Having been the dominant force in both of their opening Premier League games, Everton should have six points from six at this early stage of the season.
For overwhelming periods of their matches against Leicester City and Arsenal, Roberto Martinez’s side have resembled a vibrant, enterprising outfit. But for small yet catastrophically costly spells—especially late on in both games—Everton has looked undercooked and unsure.
While there have been facets aplenty in each performance to be positive about, the lackadaisical streak that’s accompanied the Toffees’ showings has emerged as an early concern. And it’s a worry that ultimately points towards an indisputable need for reinforcements late in the transfer window.
Against Leicester, Everton was very good for long periods, but defensive lapses and misfortune conspired against the club and they drew 2-2. A tough opening game admittedly, but it was a case of two points dropped.
Against Arsenal, for 75 minutes, the Toffees produced a “perfect performance” in the words of their boss. But clearly lacking fitness the team was unable to sustain the same levels of intensity that allowed them to take a 2-0 lead, and Arsenal was afforded the time and space to mount a comeback. Another two points slipped away.
Of course, questions need to be asked about the team’s pre-season preparations, which were far from ideal. Indeed, the fact that Everton has played two behind-closed-doors friendlies against Sheffield Wednesday and Fleetwood Town in recent weeks is a firm indicator that some players need game time.

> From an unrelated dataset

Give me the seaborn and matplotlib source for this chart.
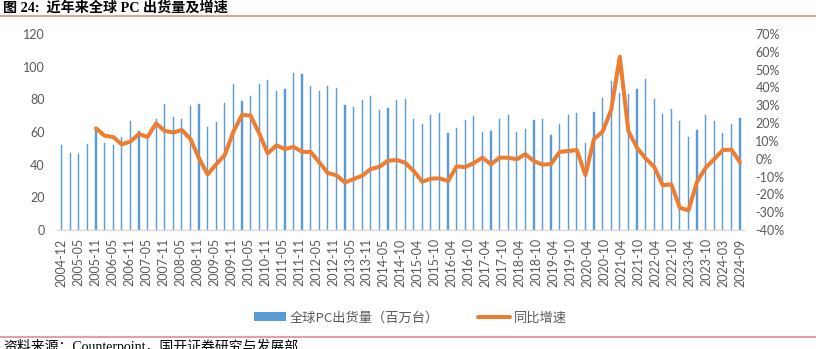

The Toffees bought well this summer by snapping up Romelu Lukaku and Gareth Barry, while Christian Atsu’s signing on loan replaces the direct, pacey void left by Gerard Deulofeu. But with Muhamed Besic the only other signing that’s first-team ready, in terms of pure numbers the squad is only one player better off.
For a group that will have to cope with the added demands of European football this season, not to mention competing for a top-four spot with squads that have spent stratospheric amounts on their playing staff, that’s simply not enough. And if the same few players are put through the ringer time and time again throughout the campaign Everton already witnessed first-hand how teams in the Premier League can capitalize against tired bodies.
Martinez will always look to give young players a chance, and figures like Tyas Browning, Luke Garbutt and even 17-year-old Ryan Ledson could make sparing appearances in the first-team this season. But as the Toffees toiled late on against a team that summoned the class of Olivier Giroud, Santi Cazorla and Joel Campbell from the bench, the need for players that are ready to make an impact in the immediacy is obvious.
Of course, a significant portion of Everton’s transfer budget has been spent on acquiring Lukaku in a record deal, so the funds to make another marquee purchase might not be there. But just as he did last summer, Martinez must utilize other markets, most notably free transfers—the Toffees have been linked with a move for veteran forward Samuel Eto’o—and loan deals.